Du labeur industriel à l’ouvrage artisanal: quel nouveau régime de travail ?
« Se défiant d’une tendance libérale qui imagine trop facilement que chacun puisse devenir l’entrepreneur de soi-même, l’auteure ne fait pas de l’indépendance ou de la condition d’artisan, l’horizon du contrat d’ouvrage. Au contraire ! Ce n’est pas tant le statut qui l’intéresse que le régime de travail induit par la notion d’artisanat. Que recouvre-t-elle vraiment ? »
« Le XXe siècle a donné naissance à l’économie de masse : la production de masse, les médias de masse, l’école de masse.
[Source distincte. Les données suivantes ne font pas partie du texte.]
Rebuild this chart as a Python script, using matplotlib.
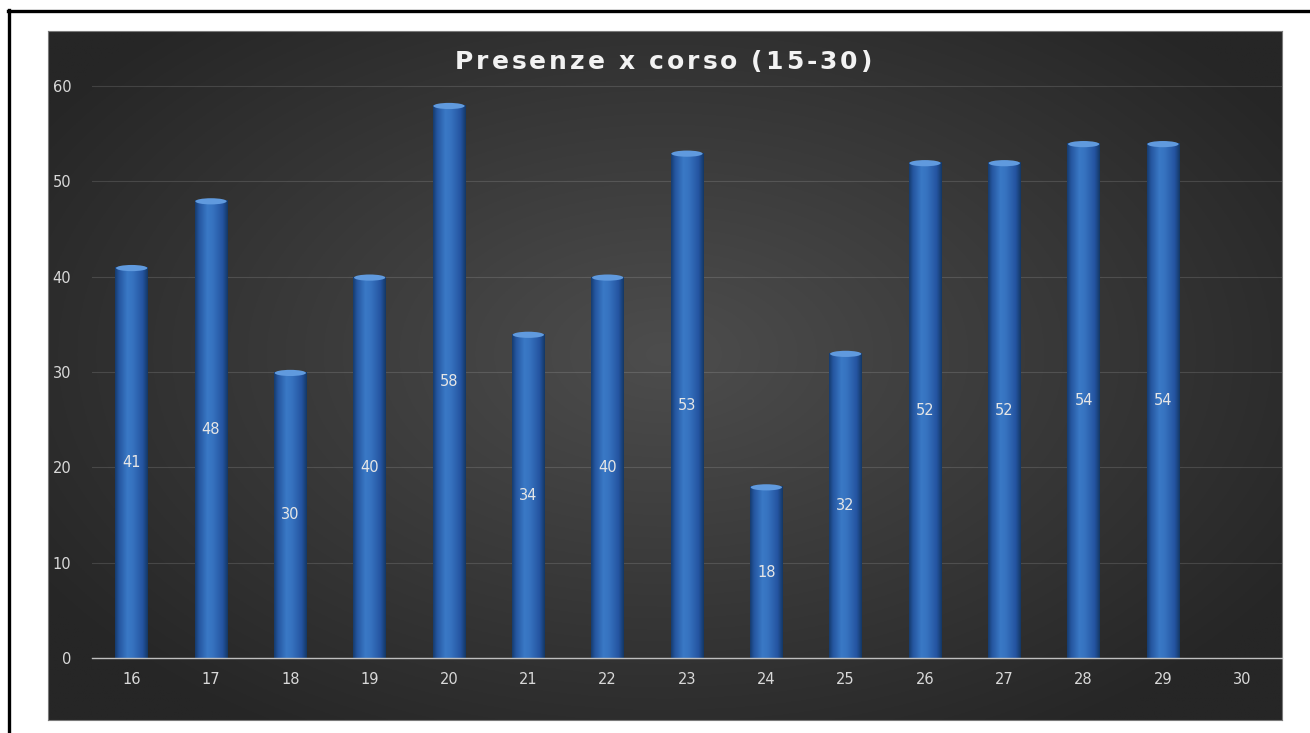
import numpy as np
import matplotlib
matplotlib.use("Agg")
import matplotlib.pyplot as plt
from matplotlib.lines import Line2D
from matplotlib.patches import Ellipse
from matplotlib.colors import LinearSegmentedColormap, to_rgb

# ---- data ----
categories = ["16", "17", "18", "19", "20", "21", "22", "23", "24", "25",
              "26", "27", "28", "29", "30"]
values = [41, 48, 30, 40, 58, 34, 40, 53, 18, 32, 52, 52, 54, 54, np.nan]
y_ticks = [0, 10, 20, 30, 40, 50, 60]
title = "Presenze x corso (15-30)"

W, H = 1310, 733
fig = plt.figure(figsize=(W / 100, H / 100), dpi=100)
fig.patch.set_facecolor("white")
FONT = "DejaVu Sans"


def fx(px):
    return px / W


def fy(py):
    return 1 - py / H


# outer frame (top and left)
fig.add_artist(Line2D([fx(8), 1.0], [fy(10.5), fy(10.5)], transform=fig.transFigure,
                      color="black", lw=2.4))
fig.add_artist(Line2D([fx(9), fx(9)], [fy(10), 0.0], transform=fig.transFigure,
                      color="black", lw=2.4))

# dark panel with radial gradient
bg = fig.add_axes([fx(48), fy(720), (1282 - 48) / W, (720 - 31) / H], zorder=0)
yy, xx = np.mgrid[0:1:400j, 0:1:700j]
r = np.sqrt(((xx - 0.5) / 0.6) ** 2 + ((yy - 0.47) / 0.65) ** 2)
t = np.clip(r / 1.0, 0, 1)
c_in = np.array(to_rgb("#4d4d4d"))
c_out = np.array(to_rgb("#262626"))
img = c_in[None, None, :] * (1 - t[..., None]) + c_out[None, None, :] * t[..., None]
bg.imshow(img, extent=[0, 1, 0, 1], aspect="auto", origin="upper")
bg.set_xlim(0, 1)
bg.set_ylim(0, 1)
bg.set_xticks([])
bg.set_yticks([])
for s in bg.spines.values():
    s.set_color("#7a7a7a")
    s.set_linewidth(0.8)

# main axes
ax = fig.add_axes([fx(92), fy(658), (1282 - 92) / W, (658 - 85) / H], zorder=1)
ax.patch.set_alpha(0)
x = np.arange(len(categories))
bw = 0.41
bars = ax.bar(x, values, width=bw, color="#2c66ad", zorder=3)

cyl = LinearSegmentedColormap.from_list(
    "cyl",
    [(0.0, "#163d70"), (0.12, "#2556a0"), (0.38, "#3a79c6"),
     (0.55, "#3672bf"), (0.85, "#2454a0"), (1.0, "#143866")])
grad = np.linspace(0, 1, 64)[None, :]

for b, v in zip(bars, values):
    if np.isnan(v):
        continue
    x0, w, h = b.get_x(), b.get_width(), b.get_height()
    im = ax.imshow(grad, cmap=cyl, extent=[x0, x0 + w, 0, h], aspect="auto",
                   zorder=3.5, interpolation="bilinear")
    im.set_clip_path(b)
    cap = Ellipse((x0 + w / 2, h - 0.1), w * 0.96, 0.65, facecolor="#609ade",
                  edgecolor="none", zorder=3.6)
    ax.add_patch(cap)
    ax.text(x0 + w / 2, v / 2, f"{int(v)}", ha="center", va="center",
            color="#e6e6e6", fontsize=10.5, family=FONT, zorder=5)

ax.set_xlim(-0.5, len(categories) - 0.5)
ax.set_ylim(0, 60.1)
ax.set_xticks(x)
ax.set_xticklabels(categories)
ax.set_yticks(y_ticks)
ax.tick_params(axis="y", length=0, pad=15, labelcolor="#d9d9d9", labelsize=10.5)
ax.tick_params(axis="x", length=0, pad=10, labelcolor="#d9d9d9", labelsize=10.5)
for lab in ax.get_xticklabels() + ax.get_yticklabels():
    lab.set_family(FONT)
for k in ["top", "right", "left"]:
    ax.spines[k].set_visible(False)
ax.spines["bottom"].set_color("#bfbfbf")
ax.spines["bottom"].set_linewidth(1.0)
ax.spines["bottom"].set_zorder(4)
ax.yaxis.grid(True, color="#ffffff", alpha=0.13, lw=0.8)
ax.set_axisbelow(True)

# letter-spaced title
fig.canvas.draw()
rend = fig.canvas.get_renderer()
fs = 18
widths = []
for ch in title:
    if ch == " ":
        widths.append(fs * 100 / 72 * 0.32)
        continue
    tt = fig.text(0, 0, ch, fontsize=fs, fontweight="bold", family=FONT)
    widths.append(tt.get_window_extent(rend).width)
    tt.remove()
target_w = 872 - 455
spacing = (target_w - sum(widths)) / (len(title) - 1)
cx = 455.0
for ch, wch in zip(title, widths):
    if ch != " ":
        fig.text(fx(cx), fy(69), ch, fontsize=fs, fontweight="bold", family=FONT,
                 color="#f2f2f2", ha="left", va="baseline")
    cx += wch + spacing

fig.savefig("out.png", dpi=100, facecolor="white")
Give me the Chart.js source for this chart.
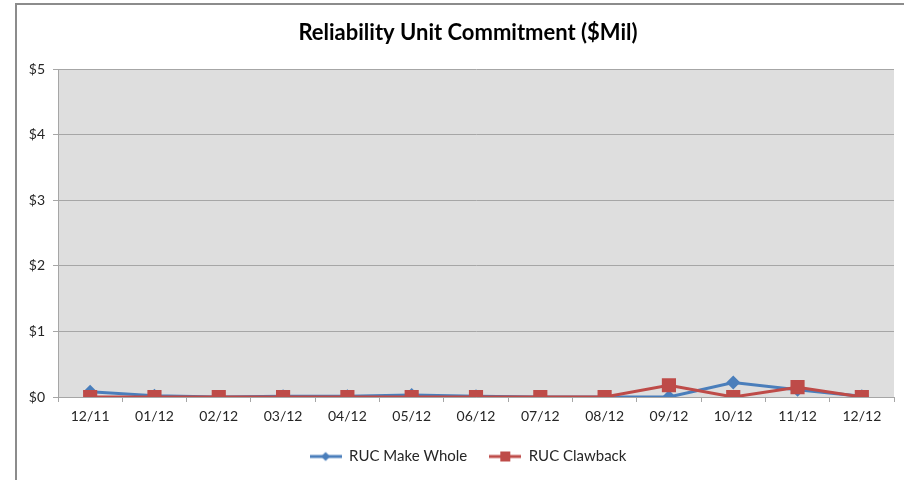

Et l’emploi salarié s’est imposé comme un pilier de cette économie. Grâce au salariat, chaque emploi est devenu un agrégat de plusieurs composantes : un revenu présent (le salaire) ; un revenu futur (la pension de retraite) ; une protection contre les risques critiques, comme les accidents du travail ou la maladie ; un statut social ; la possibilité de prouver sa solvabilité pour emprunter de l’argent et acheter son logement ». Or, pour Laetitia Vitaud ans son livre Du labeur à l’ouvrage dont rend compte Denis Maillard, « ce modèle du « labeur » est désormais en crise en raison d’un double phénomène a priori contradictoire : d’une part la désindustrialisation liée à la libéralisation des échanges et la mondialisation, mais d’autre part aussi, la « surindustrialisation » des services à qui l’on a imposé une suite d’externalisation associée à une division scientifique du travail dans le but d’accroître les gains de productivité ». Pour Vitaud, « un autre régime de travail est possible », celui du « contrat d’ouvrage » : en s’inspirant de l’artisanat et des « services de proximité », elle défend « un « régime de travail » fondé sur quatre qualités professionnelles dessinant ensuite le modèle du contrat d’ouvrage : responsabilité, utilité, finalité et altérité », quatre qualités « propres à l’artisanat » et qui étendent son domaine grâce à la révolution numérique. Mais « rien ne bougera sans une transformation profonde de l’intervention de l’État dans ce domaine » et « sans un nouveau rapport de force social dans ce régime de travail ».